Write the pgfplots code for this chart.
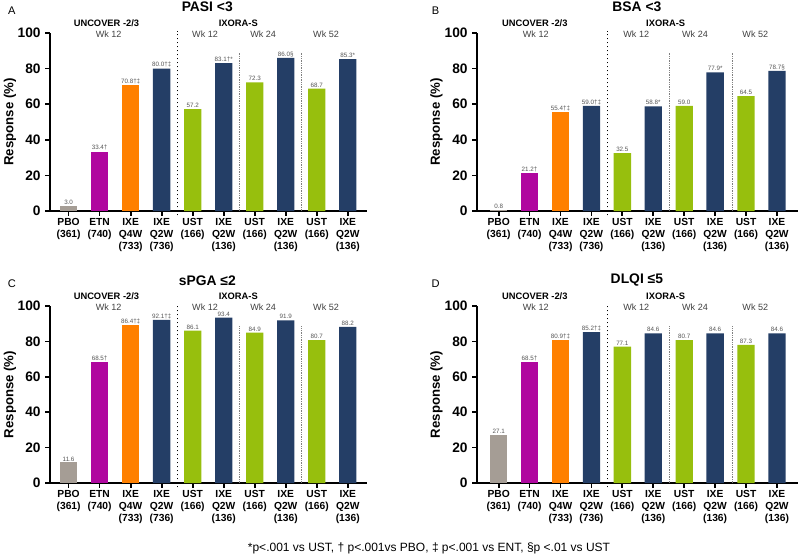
\documentclass[border=0pt]{standalone}
\usepackage{fontspec}
\setmainfont{Liberation Sans}
\usepackage{pgfplots}
\pgfplotsset{compat=1.18}

\definecolor{cpbo}{HTML}{A59D95}
\definecolor{cetn}{HTML}{B0079F}
\definecolor{cqfw}{HTML}{FF8000}
\definecolor{cqtw}{HTML}{243E66}
\definecolor{cust}{HTML}{97BF0D}
\definecolor{labgray}{HTML}{555555}
\definecolor{hdgray}{HTML}{404040}

\pgfplotsset{
  panel/.style={
    scale only axis, width=237.75pt, height=133.5pt,
    anchor=south west,
    ymin=0, ymax=100, ytick={0,20,...,100},
    xmin=-0.6, xmax=9.62,
    xtick={0,...,9},
    xticklabels={{PBO\\(361)},{ETN\\(740)},{IXE\\Q4W\\(733)},{IXE\\Q2W\\(736)},{UST\\(166)},{IXE\\Q2W\\(136)},{UST\\(166)},{IXE\\Q2W\\(136)},{UST\\(166)},{IXE\\Q2W\\(136)}},
    xticklabel style={align=center, yshift=1.2pt, font=\fontsize{7.7}{9}\selectfont\bfseries},
    yticklabel style={font=\fontsize{10.3}{12}\selectfont\bfseries},
    /pgf/number format/assume math mode=true,
    axis x line=bottom, axis y line=left,
    axis line style={-, line width=1.6pt},
    tick align=outside, major tick length=3.5pt,
    tick style={line width=1.3pt, black},
    ylabel={Response (\%)},
    ylabel style={font=\fontsize{9.9}{11}\selectfont\bfseries,
      at={(axis description cs:-0.126,0.5)}, anchor=center},
    ybar, bar width=0.56, bar shift=0pt,
    clip=false,
    nodes near coords, point meta=explicit symbolic,
    every node near coord/.append style={font=\fontsize{4.7}{5}\selectfont,
      text=labgray, inner sep=0.8pt},
  },
}
\tikzset{
  hdr/.style={font=\fontsize{7}{8}\selectfont\bfseries},
  wk/.style={font=\fontsize{6.8}{8}\selectfont, text=hdgray},
  ttl/.style={font=\fontsize{10.4}{12}\selectfont\bfseries},
  plet/.style={font=\fontsize{8.3}{10}\selectfont},
  sep/.style={line width=1pt, dash pattern=on 1.1pt off 1.9pt},
  sub/.style={gray, line width=0.4pt, dash pattern=on 0.4pt off 0.9pt},
}

\begin{document}
\begin{tikzpicture}
\path[use as bounding box] (0,0) rectangle (599.25pt,-417.75pt);

% A: PASI <3
\begin{axis}[panel, at={(37.5pt,-158.25pt)}]
  \addplot[fill=cpbo, draw=none] coordinates {(0,3.0) [3.0]};
  \addplot[fill=cetn, draw=none] coordinates {(1,33.4) [33.4†]};
  \addplot[fill=cqfw, draw=none] coordinates {(2,70.8) [70.8†‡]};
  \addplot[fill=cqtw, draw=none] coordinates {(3,80.0) [80.0†‡] (5,83.1) [83.1†*] (7,86.0) [86.0§] (9,85.3) [85.3*]};
  \addplot[fill=cust, draw=none] coordinates {(4,57.2) [57.2] (6,72.3) [72.3] (8,68.7) [68.7]};
  \draw[sep] (axis cs:3.5,-2.5) -- (axis cs:3.5,101);
  \draw[sub] (axis cs:5.5,0) -- (axis cs:5.5,89);
  \draw[sub] (axis cs:7.5,0) -- (axis cs:7.5,89);
  \node[hdr] at (axis cs:1.22,105.5) {UNCOVER -2/3};
  \node[wk] at (axis cs:1.29,99.5) {Wk 12};
  \node[hdr] at (axis cs:5.47,105.5) {IXORA-S};
  \node[wk] at (axis cs:4.4,99.5) {Wk 12};
  \node[wk] at (axis cs:6.27,99.5) {Wk 24};
  \node[wk] at (axis cs:8.3,99.5) {Wk 52};
  \node[ttl] at (axis cs:4.47,114.5) {PASI <3};
  \node[plet] at (axis cs:-1.83,112.5) {A};
\end{axis}

% B: BSA <3
\begin{axis}[panel, at={(357.75pt,-158.25pt)}, width=240.75pt, xmin=-0.7, xmax=9.68]
  \addplot[fill=cpbo, draw=none] coordinates {(0,0.8) [0.8]};
  \addplot[fill=cetn, draw=none] coordinates {(1,21.2) [21.2†]};
  \addplot[fill=cqfw, draw=none] coordinates {(2,55.4) [55.4†‡]};
  \addplot[fill=cqtw, draw=none] coordinates {(3,59.0) [59.0†‡] (5,58.8) [58.8*] (7,77.9) [77.9*] (9,78.7) [78.7§]};
  \addplot[fill=cust, draw=none] coordinates {(4,32.5) [32.5] (6,59.0) [59.0] (8,64.5) [64.5]};
  \draw[sep] (axis cs:3.53,-2.5) -- (axis cs:3.53,101);
  \draw[sub] (axis cs:5.53,0) -- (axis cs:5.53,89);
  \draw[sub] (axis cs:7.54,0) -- (axis cs:7.54,89);
  \node[hdr] at (axis cs:1.17,105.5) {UNCOVER -2/3};
  \node[wk] at (axis cs:1.2,99.5) {Wk 12};
  \node[hdr] at (axis cs:5.4,105.5) {IXORA-S};
  \node[wk] at (axis cs:4.45,99.5) {Wk 12};
  \node[wk] at (axis cs:6.35,99.5) {Wk 24};
  \node[wk] at (axis cs:8.3,99.5) {Wk 52};
  \node[ttl] at (axis cs:4.47,114.5) {BSA <3};
  \node[plet] at (axis cs:-2.04,112.5) {B};
\end{axis}

% C: sPGA <=2
\begin{axis}[panel, at={(37.5pt,-362.25pt)}, height=132.75pt]
  \addplot[fill=cpbo, draw=none] coordinates {(0,11.6) [11.6]};
  \addplot[fill=cetn, draw=none] coordinates {(1,68.5) [68.5†]};
  \addplot[fill=cqfw, draw=none] coordinates {(2,89.0) [86.4†‡]};
  \addplot[fill=cqtw, draw=none] coordinates {(3,92.1) [92.1†‡] (5,93.4) [93.4] (7,91.9) [91.9] (9,88.2) [88.2]};
  \addplot[fill=cust, draw=none] coordinates {(4,86.1) [86.1] (6,84.9) [84.9] (8,80.7) [80.7]};
  \draw[sep] (axis cs:3.5,-2.5) -- (axis cs:3.5,101);
  \draw[sub] (axis cs:5.5,0) -- (axis cs:5.5,89);
  \draw[sub] (axis cs:7.5,0) -- (axis cs:7.5,89);
  \node[hdr] at (axis cs:1.22,105.5) {UNCOVER -2/3};
  \node[wk] at (axis cs:1.29,99.5) {Wk 12};
  \node[hdr] at (axis cs:5.47,105.5) {IXORA-S};
  \node[wk] at (axis cs:4.4,99.5) {Wk 12};
  \node[wk] at (axis cs:6.27,99.5) {Wk 24};
  \node[wk] at (axis cs:8.3,99.5) {Wk 52};
  \node[ttl] at (axis cs:4.47,114.5) {sPGA ≤2};
  \node[plet] at (axis cs:-1.83,112.5) {C};
\end{axis}

% D: DLQI <=5
\begin{axis}[panel, at={(357.75pt,-362.25pt)}, width=240.75pt, height=132.75pt, xmin=-0.7, xmax=9.68]
  \addplot[fill=cpbo, draw=none] coordinates {(0,27.1) [27.1]};
  \addplot[fill=cetn, draw=none] coordinates {(1,68.5) [68.5†]};
  \addplot[fill=cqfw, draw=none] coordinates {(2,80.9) [80.9†‡]};
  \addplot[fill=cqtw, draw=none] coordinates {(3,85.2) [85.2†‡] (5,84.6) [84.6] (7,84.6) [84.6] (9,84.6) [84.6]};
  \addplot[fill=cust, draw=none] coordinates {(4,77.1) [77.1] (6,80.7) [80.7] (8,78.1) [87.3]};
  \draw[sep] (axis cs:3.53,-2.5) -- (axis cs:3.53,101);
  \draw[sub] (axis cs:5.53,0) -- (axis cs:5.53,89);
  \draw[sub] (axis cs:7.54,0) -- (axis cs:7.54,89);
  \node[hdr] at (axis cs:1.17,105.5) {UNCOVER -2/3};
  \node[wk] at (axis cs:1.2,99.5) {Wk 12};
  \node[hdr] at (axis cs:5.4,105.5) {IXORA-S};
  \node[wk] at (axis cs:4.45,99.5) {Wk 12};
  \node[wk] at (axis cs:6.35,99.5) {Wk 24};
  \node[wk] at (axis cs:8.3,99.5) {Wk 52};
  \node[ttl] at (axis cs:4.47,114.5) {DLQI ≤5};
  \node[plet] at (axis cs:-2.04,112.5) {D};
\end{axis}

\node[font=\fontsize{9}{11}\selectfont] at (321.75pt,-411pt)
  {*p<.001 vs UST, † p<.001vs PBO, ‡ p<.001 vs ENT, §p <.01 vs UST};
\end{tikzpicture}
\end{document}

▬▬▬

Without any pictures, reproduce the lines from the first one in the material through the line that has "(0,0) rectangle (599.25pt,-417.75pt);", exactly as they appear.

Write the pgfplots code for this chart.
\documentclass[border=0pt]{standalone}
\usepackage{fontspec}
\setmainfont{Liberation Sans}
\usepackage{pgfplots}
\pgfplotsset{compat=1.18}

\definecolor{cpbo}{HTML}{A59D95}
\definecolor{cetn}{HTML}{B0079F}
\definecolor{cqfw}{HTML}{FF8000}
\definecolor{cqtw}{HTML}{243E66}
\definecolor{cust}{HTML}{97BF0D}
\definecolor{labgray}{HTML}{555555}
\definecolor{hdgray}{HTML}{404040}

\pgfplotsset{
  panel/.style={
    scale only axis, width=237.75pt, height=133.5pt,
    anchor=south west,
    ymin=0, ymax=100, ytick={0,20,...,100},
    xmin=-0.6, xmax=9.62,
    xtick={0,...,9},
    xticklabels={{PBO\\(361)},{ETN\\(740)},{IXE\\Q4W\\(733)},{IXE\\Q2W\\(736)},{UST\\(166)},{IXE\\Q2W\\(136)},{UST\\(166)},{IXE\\Q2W\\(136)},{UST\\(166)},{IXE\\Q2W\\(136)}},
    xticklabel style={align=center, yshift=1.2pt, font=\fontsize{7.7}{9}\selectfont\bfseries},
    yticklabel style={font=\fontsize{10.3}{12}\selectfont\bfseries},
    /pgf/number format/assume math mode=true,
    axis x line=bottom, axis y line=left,
    axis line style={-, line width=1.6pt},
    tick align=outside, major tick length=3.5pt,
    tick style={line width=1.3pt, black},
    ylabel={Response (\%)},
    ylabel style={font=\fontsize{9.9}{11}\selectfont\bfseries,
      at={(axis description cs:-0.126,0.5)}, anchor=center},
    ybar, bar width=0.56, bar shift=0pt,
    clip=false,
    nodes near coords, point meta=explicit symbolic,
    every node near coord/.append style={font=\fontsize{4.7}{5}\selectfont,
      text=labgray, inner sep=0.8pt},
  },
}
\tikzset{
  hdr/.style={font=\fontsize{7}{8}\selectfont\bfseries},
  wk/.style={font=\fontsize{6.8}{8}\selectfont, text=hdgray},
  ttl/.style={font=\fontsize{10.4}{12}\selectfont\bfseries},
  plet/.style={font=\fontsize{8.3}{10}\selectfont},
  sep/.style={line width=1pt, dash pattern=on 1.1pt off 1.9pt},
  sub/.style={gray, line width=0.4pt, dash pattern=on 0.4pt off 0.9pt},
}

\begin{document}
\begin{tikzpicture}
\path[use as bounding box] (0,0) rectangle (599.25pt,-417.75pt);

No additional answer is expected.